For instance, for the spherical graphite industry “purity and the shape of the particle are both key factors.” Meanwhile, for the refractories industry flake size is the overriding price influencer. “It’s not … clear cut,” Miller noted. “There’s no exact perfect grade out there — but there’s a need to tailor what you produce for the market.”

Uses

As mentioned, Tesla and other companies are expected to require large amounts of flake graphite for their lithium-ion battery megafactories. That’s because flake graphite is an important component of lithium-ion battery anodes.

Currently there’s no telling exactly how much graphite these companies may require. Though Tesla has now signed two lithiumsupply deals, it has yet to secure graphite supply; data on the other megafactories is also scarce.

That said, predictions have definitely been made about how much graphite Tesla’s gigafactoy will require. For instance, Benchmark Mineral Intelligence has said that if it reaches its target capacity of 35 GWh by 2020, it may need 25,000 tonnes per year of lithium, 112,500 tonnes per year of flake graphite, 45,000 tonnes per year of spherical graphite and 7,000 tonnes per year of cobalt.

However, it’s important for investors to remember that flake graphite has applications other than lithium-ion batteries. For instance, fuel cells use even more graphite than lithium-ion batteries, and some expect them to replace combustion engines as a more efficient means of converting fuel to energy. Fuel cells of all sizes are also making their way into the personal electronics sector and even into the utilities sector, where they can be used to provide emergency power to hospitals or turn methane gas into electricity at wastewater plants.

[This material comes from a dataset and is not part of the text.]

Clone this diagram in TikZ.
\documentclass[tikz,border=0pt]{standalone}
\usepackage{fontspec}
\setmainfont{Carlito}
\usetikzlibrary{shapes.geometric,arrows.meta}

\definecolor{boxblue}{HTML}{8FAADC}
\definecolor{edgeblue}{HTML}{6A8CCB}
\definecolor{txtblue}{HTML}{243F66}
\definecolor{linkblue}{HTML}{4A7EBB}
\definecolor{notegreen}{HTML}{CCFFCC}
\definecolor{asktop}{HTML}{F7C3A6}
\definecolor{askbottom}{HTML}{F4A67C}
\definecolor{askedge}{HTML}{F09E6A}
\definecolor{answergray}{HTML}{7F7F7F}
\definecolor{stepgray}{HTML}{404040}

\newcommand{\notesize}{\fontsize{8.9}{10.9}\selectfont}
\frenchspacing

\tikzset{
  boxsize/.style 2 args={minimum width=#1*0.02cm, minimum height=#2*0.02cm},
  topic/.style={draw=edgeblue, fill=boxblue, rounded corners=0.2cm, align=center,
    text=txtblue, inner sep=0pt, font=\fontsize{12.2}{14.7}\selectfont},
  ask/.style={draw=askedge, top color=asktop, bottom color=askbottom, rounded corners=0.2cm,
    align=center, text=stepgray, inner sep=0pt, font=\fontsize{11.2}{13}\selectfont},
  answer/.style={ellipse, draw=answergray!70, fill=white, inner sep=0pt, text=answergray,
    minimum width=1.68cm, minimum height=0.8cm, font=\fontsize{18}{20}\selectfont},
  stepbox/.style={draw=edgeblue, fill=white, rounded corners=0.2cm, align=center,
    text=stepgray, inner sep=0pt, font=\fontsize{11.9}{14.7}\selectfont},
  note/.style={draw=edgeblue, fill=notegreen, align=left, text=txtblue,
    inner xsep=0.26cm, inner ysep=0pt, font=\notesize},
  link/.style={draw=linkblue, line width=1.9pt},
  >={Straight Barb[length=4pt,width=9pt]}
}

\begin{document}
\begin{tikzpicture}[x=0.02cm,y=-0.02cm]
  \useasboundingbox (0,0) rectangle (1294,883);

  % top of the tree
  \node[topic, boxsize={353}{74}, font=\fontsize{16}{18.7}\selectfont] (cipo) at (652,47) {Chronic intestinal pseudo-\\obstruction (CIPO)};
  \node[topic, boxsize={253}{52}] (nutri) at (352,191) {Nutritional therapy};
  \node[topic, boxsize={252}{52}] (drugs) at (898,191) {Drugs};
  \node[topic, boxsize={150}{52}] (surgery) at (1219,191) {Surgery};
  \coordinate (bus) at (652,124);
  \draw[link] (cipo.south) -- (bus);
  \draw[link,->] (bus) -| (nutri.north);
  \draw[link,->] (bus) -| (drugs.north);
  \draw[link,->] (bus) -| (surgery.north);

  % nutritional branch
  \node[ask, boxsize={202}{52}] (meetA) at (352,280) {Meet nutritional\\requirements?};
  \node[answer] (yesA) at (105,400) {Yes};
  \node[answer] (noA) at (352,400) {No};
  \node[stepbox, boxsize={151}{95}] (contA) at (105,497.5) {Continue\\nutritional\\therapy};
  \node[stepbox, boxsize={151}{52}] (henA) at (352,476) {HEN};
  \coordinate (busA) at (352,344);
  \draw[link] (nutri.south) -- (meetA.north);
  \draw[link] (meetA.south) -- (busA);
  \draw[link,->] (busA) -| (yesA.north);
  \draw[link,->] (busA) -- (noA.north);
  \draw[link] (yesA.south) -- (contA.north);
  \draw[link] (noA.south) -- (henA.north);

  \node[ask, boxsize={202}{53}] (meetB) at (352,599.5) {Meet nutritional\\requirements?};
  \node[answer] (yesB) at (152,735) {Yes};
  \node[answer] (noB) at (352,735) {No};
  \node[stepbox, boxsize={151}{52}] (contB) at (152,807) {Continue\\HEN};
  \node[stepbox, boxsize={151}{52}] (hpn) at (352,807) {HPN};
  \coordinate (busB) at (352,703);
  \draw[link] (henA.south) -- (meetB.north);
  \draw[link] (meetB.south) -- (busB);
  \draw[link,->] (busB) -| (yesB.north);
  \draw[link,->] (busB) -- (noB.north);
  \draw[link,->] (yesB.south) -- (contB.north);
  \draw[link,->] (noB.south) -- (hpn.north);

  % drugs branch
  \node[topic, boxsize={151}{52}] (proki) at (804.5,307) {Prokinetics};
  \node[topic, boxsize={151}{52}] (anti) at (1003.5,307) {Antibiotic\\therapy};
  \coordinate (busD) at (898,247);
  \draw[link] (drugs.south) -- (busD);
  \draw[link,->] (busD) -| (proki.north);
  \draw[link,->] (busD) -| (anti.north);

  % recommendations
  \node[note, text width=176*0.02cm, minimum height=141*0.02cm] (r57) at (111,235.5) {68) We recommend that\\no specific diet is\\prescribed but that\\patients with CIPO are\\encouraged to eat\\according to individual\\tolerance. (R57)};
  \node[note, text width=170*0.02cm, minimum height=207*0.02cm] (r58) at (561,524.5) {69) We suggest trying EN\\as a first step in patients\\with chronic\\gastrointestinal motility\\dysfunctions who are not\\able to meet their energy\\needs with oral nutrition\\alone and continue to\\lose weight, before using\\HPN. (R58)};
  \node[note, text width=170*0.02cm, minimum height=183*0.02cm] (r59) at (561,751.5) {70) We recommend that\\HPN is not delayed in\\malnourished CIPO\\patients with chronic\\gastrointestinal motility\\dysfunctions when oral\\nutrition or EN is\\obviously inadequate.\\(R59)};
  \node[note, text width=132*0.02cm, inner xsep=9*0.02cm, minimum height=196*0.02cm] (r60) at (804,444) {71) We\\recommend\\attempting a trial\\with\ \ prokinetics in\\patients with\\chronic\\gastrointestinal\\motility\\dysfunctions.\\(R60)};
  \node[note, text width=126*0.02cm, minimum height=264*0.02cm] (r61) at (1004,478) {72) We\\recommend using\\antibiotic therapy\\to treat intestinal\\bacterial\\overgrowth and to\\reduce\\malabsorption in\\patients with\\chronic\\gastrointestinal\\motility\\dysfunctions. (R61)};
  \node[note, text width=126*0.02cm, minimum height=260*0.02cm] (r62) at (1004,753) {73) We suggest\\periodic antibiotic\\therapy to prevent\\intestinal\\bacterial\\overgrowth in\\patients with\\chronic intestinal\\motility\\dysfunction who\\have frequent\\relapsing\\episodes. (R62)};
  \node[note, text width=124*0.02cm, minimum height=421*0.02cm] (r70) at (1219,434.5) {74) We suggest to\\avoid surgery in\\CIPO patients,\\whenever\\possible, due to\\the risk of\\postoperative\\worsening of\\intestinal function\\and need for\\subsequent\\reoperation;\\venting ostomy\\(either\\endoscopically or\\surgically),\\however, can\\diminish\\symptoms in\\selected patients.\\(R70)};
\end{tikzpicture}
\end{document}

Flake graphite is also an essential part of vanadium-redox battery technology, with nearly 300 tonnes of flake graphite required per 1,000 megawatts of storage. The unique properties of vanadium and graphite combined allow for the long-term storage of excess energy.

Pebble-bed nuclear reactors, which use uranium embedded in fist-sized graphite balls, are another example of how important graphite is becoming to the energy sector. Just one 100-GW pebble-bed nuclear reactor requires 300 tonnes of graphite to start initial production, followed by an additional 60 to 100 tonnes per year for continual operation.

Amorphous graphite

Amorphous graphite is found as extremely small, crystal-like particles in beds of mesomorphic rocks like coal, slate and shale, and its carbon content depends on that of its parent material. When found in coal it is the result of the thermal metamorphism of coal, and is referred to as meta-anthracite. However, unlike coal, amorphous graphite is not used as fuel as it is difficult to ignite.

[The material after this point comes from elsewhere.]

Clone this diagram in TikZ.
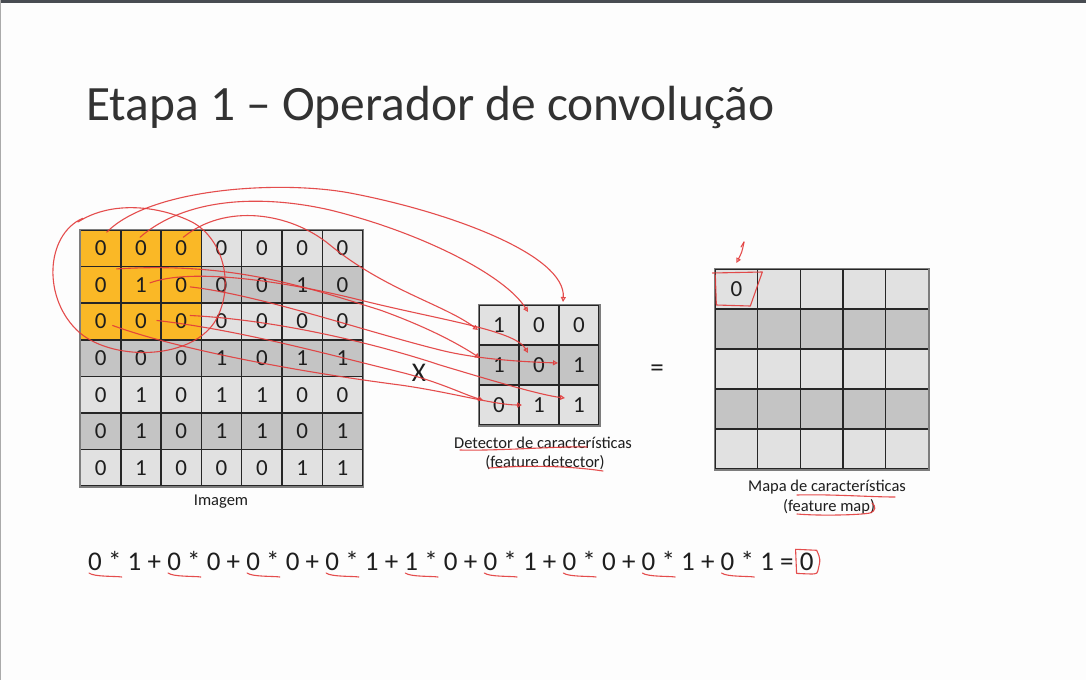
\documentclass[tikz,border=0pt]{standalone}
\usepackage{fontspec}
\setmainfont{Carlito}
\usetikzlibrary{arrows.meta}

\definecolor{slideBg}{RGB}{253,253,253}
\definecolor{frameTop}{RGB}{72,76,82}
\definecolor{frameSide}{RGB}{170,170,170}
\definecolor{cellLight}{RGB}{225,225,225}
\definecolor{cellDark}{RGB}{196,196,196}
\definecolor{cellOrange}{RGB}{250,184,38}
\definecolor{gridLine}{RGB}{38,38,38}
\definecolor{gridEdge}{RGB}{125,125,125}
\definecolor{inkRed}{RGB}{226,58,58}
\definecolor{textDark}{RGB}{30,30,30}
\definecolor{titleGray}{RGB}{50,50,50}

\begin{document}
\begin{tikzpicture}[x=1pt,y=-1pt,
  basecell/.style={draw=gridLine,line width=1.5pt,inner sep=0pt,text=textDark,
    font=\fontsize{23}{23}\selectfont},
  imgcell/.style={basecell,minimum width=40.3pt,minimum height=36.6pt},
  detcell/.style={basecell,minimum width=40pt,minimum height=40pt},
  mapcell/.style={basecell,minimum width=42.66pt,minimum height=40pt},
  caption/.style={font=\fontsize{16.5}{18}\selectfont,text=textDark,inner sep=0pt},
  eqtok/.style={font=\fontsize{27}{27}\selectfont,text=textDark,inner sep=0pt,anchor=base west},
  ink/.style={draw=inkRed,line width=1.1pt,line cap=round,line join=round,opacity=0.9},
  inkarrow/.style={ink,-{Triangle[open,length=5pt,width=5pt]}}
]
\useasboundingbox (0,0) rectangle (1086,680);
\fill[slideBg] (0,0) rectangle (1086,680);
\fill[frameTop] (0,0) rectangle (1086,2.5);
\draw[frameSide,line width=1pt] (0.5,0) -- (0.5,680);

% title
\node[anchor=base west,inner sep=0pt,text=titleGray,font=\fontsize{49.4}{50}\selectfont]
  (title) at (86,120) {Etapa 1 – Operador de convolução};

% input image, 7x7
\foreach \row [count=\r] in {{0,0,0,0,0,0,0},{0,1,0,0,0,1,0},{0,0,0,0,0,0,0},
    {0,0,0,1,0,1,1},{0,1,0,1,1,0,0},{0,1,0,1,1,0,1},{0,1,0,0,0,1,1}}{
  \foreach \v [count=\c] in \row {
    \ifodd\r \def\fc{cellLight}\else\def\fc{cellDark}\fi
    \ifnum\r<4 \ifnum\c<4 \def\fc{cellOrange}\fi\fi
    \node[imgcell,fill=\fc] (img-\r-\c) at ({80.5+40.3*(\c-0.5)},{230+36.6*(\r-0.5)}) {\v};
  }
}
\draw[gridEdge,line width=1.5pt] (img-1-1.north west) rectangle (img-7-7.south east);
\node[caption] (imgcap) at (221,502) {Imagem};

% feature detector, 3x3
\foreach \row [count=\r] in {{1,0,0},{1,0,1},{0,1,1}}{
  \foreach \v [count=\c] in \row {
    \ifodd\r \def\fc{cellLight}\else\def\fc{cellDark}\fi
    \node[detcell,fill=\fc] (det-\r-\c) at ({479+40*(\c-0.5)},{305+40*(\r-0.5)}) {\v};
  }
}
\draw[gridEdge,line width=1.5pt] (det-1-1.north west) rectangle (det-3-3.south east);
\node[caption] (detcap1) at (543,443) {Detector de características};
\node[caption] (detcap2) at (545,463) {(feature detector)};

% operators
\node[inner sep=0pt,text=textDark,font=\fontsize{27}{27}\selectfont] (times) at (419,373) {X};
\node[inner sep=0pt,text=textDark,font=\fontsize{27}{27}\selectfont] (equals) at (657,371) {=};

% feature map, 5x5
\foreach \r in {1,...,5}{
  \foreach \c in {1,...,5}{
    \ifodd\r \def\fc{cellLight}\else\def\fc{cellDark}\fi
    \node[mapcell,fill=\fc] (map-\r-\c) at ({715+42.66*(\c-0.5)},{269+40*(\r-0.5)}) {};
  }
}
\draw[gridEdge,line width=1.5pt] (map-1-1.north west) rectangle (map-5-5.south east);
\node[basecell,draw=none] (map-val) at (map-1-1) {0};
\node[caption] (mapcap1) at (827,487) {Mapa de características};
\node[caption] (mapcap2) at (829,507) {(feature map)};

% the worked sum, one token per node
\foreach \t [count=\i] in {0,*,1,+,0,*,0,+,0,*,0,+,0,*,1,+,1,*,0,+,0,*,1,+,0,*,0,+,0,*,1,+,0,*,1,=,0}{
  \ifnum\i=1
    \node[eqtok] (e1) at (88,570) {\t};
  \else
    \pgfmathtruncatemacro\prev{\i-1}
    \node[eqtok] (e\i) at ([xshift=5.8pt]e\prev.base east) {\t};
  \fi
}

% ---- red pen annotations ----
% loop around the 3x3 window
\draw[ink] ([shift={(-18,-30)}]img-1-1.center)
  .. controls (45,235) and (42,300) .. (80,333)
  .. controls (115,362) and (195,360) .. (217,318)
  .. controls (235,282) and (222,238) .. (192,222)
  .. controls (160,206) and (112,200) .. (78,222);

% window cells to detector cells
\draw[inkarrow] ([shift={(6,-16)}]img-1-1.center)
  .. controls (150,188) and (280,180) .. (350,193)
  .. controls (450,212) and (566,255) .. ([shift={(-16,-23)}]det-1-3.center);
\draw[inkarrow] ([shift={(-1,-11)}]img-1-2.center)
  .. controls (185,198) and (260,194) .. (330,210)
  .. controls (420,232) and (505,275) .. ([shift={(-11,-13)}]det-1-2.center);
\draw[inkarrow] ([shift={(2,-11)}]img-1-3.center)
  .. controls (225,203) and (290,212) .. (330,245)
  .. controls (385,290) and (445,305) .. ([shift={(-21,5)}]det-1-1.center);
\draw[inkarrow] ([shift={(16,-16)}]img-2-1.center)
  .. controls (230,262) and (300,285) .. (380,310)
  .. controls (430,328) and (460,345) .. ([shift={(-19,-7)}]det-2-1.center);
\draw[inkarrow] ([shift={(9,-2)}]img-2-2.center)
  .. controls (190,268) and (280,280) .. (360,300)
  .. controls (440,320) and (515,330) .. ([shift={(-11,-12)}]det-2-2.center);
\draw[inkarrow] ([shift={(9,2)}]img-2-3.center)
  .. controls (260,295) and (360,330) .. (440,350)
  .. controls (480,360) and (530,362) .. ([shift={(-21,-2)}]det-2-3.center);
\draw[inkarrow] ([shift={(12,4)}]img-3-1.center)
  .. controls (180,350) and (300,372) .. (400,385)
  .. controls (450,392) and (495,405) .. ([shift={(-17,0)}]det-3-2.center);
\draw[inkarrow] ([shift={(16,-1)}]img-3-2.center)
  .. controls (240,330) and (330,355) .. (400,372)
  .. controls (440,382) and (465,395) .. ([shift={(-16,-5)}]det-3-1.center);
\draw[inkarrow] ([shift={(9,-6)}]img-3-3.center)
  .. controls (280,320) and (380,345) .. (440,365)
  .. controls (490,380) and (540,395) .. ([shift={(-14,-7)}]det-3-3.center);

% caption underlines
\draw[ink] ([shift={(-83,7)}]detcap1.center) .. controls (500,451) and (560,446) .. ([shift={(44,4)}]detcap1.center);
\draw[ink] ([shift={(-56,5)}]detcap2.center) .. controls (530,465) and (570,466) .. ([shift={(58,8)}]detcap2.center);
\draw[ink] ([shift={(-30,8)}]mapcap1.center) .. controls (830,494) and (870,497) .. ([shift={(68,10)}]mapcap1.center);
\draw[ink] ([shift={(-32,7)}]mapcap2.center) .. controls (820,516) and (860,515) .. ([shift={(41,6)}]mapcap2.center)
  .. controls (876,511) and (876,506) .. ([shift={(43,-4)}]mapcap2.center);

% mark on the first output cell
\draw[ink] ([shift={(-24,-16)}]map-1-1.center) -- ([shift={(26,-17)}]map-1-1.center)
  -- ([shift={(14,17)}]map-1-1.center) -- ([shift={(-20,16)}]map-1-1.center)
  -- ([shift={(-21,-14)}]map-1-1.center);
\draw[ink] (741,247) -- (744,242);
\draw[inkarrow] (744,242) .. controls (742,252) .. ([shift={(0,-26)}]map-1-1.center);

% underlines in the sum, under each "a *"
\foreach \k in {1,...,9}{
  \pgfmathtruncatemacro\a{4*\k-3}
  \pgfmathtruncatemacro\b{4*\k-2}
  \draw[ink] ([shift={(1,3)}]e\a.base west) .. controls ([shift={(6,7)}]e\a.base west)
    and ([shift={(-6,6)}]e\b.base east) .. ([shift={(0,7)}]e\b.base east);
}
\draw[ink] ([shift={(-4,-3)}]e37.north west) -- ([shift={(-3,3)}]e37.south west)
  .. controls ([shift={(3,4)}]e37.south east) .. ([shift={(4,1)}]e37.south east)
  .. controls ([shift={(7,-2)}]e37.east) .. ([shift={(3,-2)}]e37.north east)
  -- ([shift={(-4,-3)}]e37.north west);
\end{tikzpicture}
\end{document}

According to Riddle, amorphous graphite that is marketable today typically ranges in purity from 70 to 90 percent. “You can’t afford to upgrade it if you are to be cost effective,” he said.

Uses

Amorphous graphite is used in the refractories industry to manufacture crucibles, ladles, molds, nozzles and troughs that can withstand very high temperatures, particularly the casting of steel. Indeed, the electrodes used in many electrical metallurgical furnaces, including the electric arc furnaces used in steel processing, are manufactured from graphite. Furthermore, in the production of steel itself, graphite is used as a carbon raiser to strengthen steel. It’s also used in blast furnace linings for the production of iron because of its high thermal conductivity.

Aside from the refractories industry, amorphous graphite is also used in brake linings, gaskets and clutch materials. Additionally, amorphous graphite is used in foundry facing mold wash, where it helps ease the separation of casted objects from molds. Finally, low-quality amorphous graphite, mostly from China, is used to make pencil lead.

Vein graphite

Vein graphite, also referred to as lump graphite, is believed to have hydrothermal origins and occurs in fissures or fractures, appearing as massive platy intergrowths of fibrous or needle-like crystalline aggregates. Vein graphite is believed to originate from crude oil deposits that through time, temperature and pressure were converted to graphite. Riddle said that the veins “are extremely small and range between 5 and 10 centimeters wide;” generally they have a purity level of 70 to 99+.

Graphite in this form is found all over the world, but is only currently mined in Sri Lanka.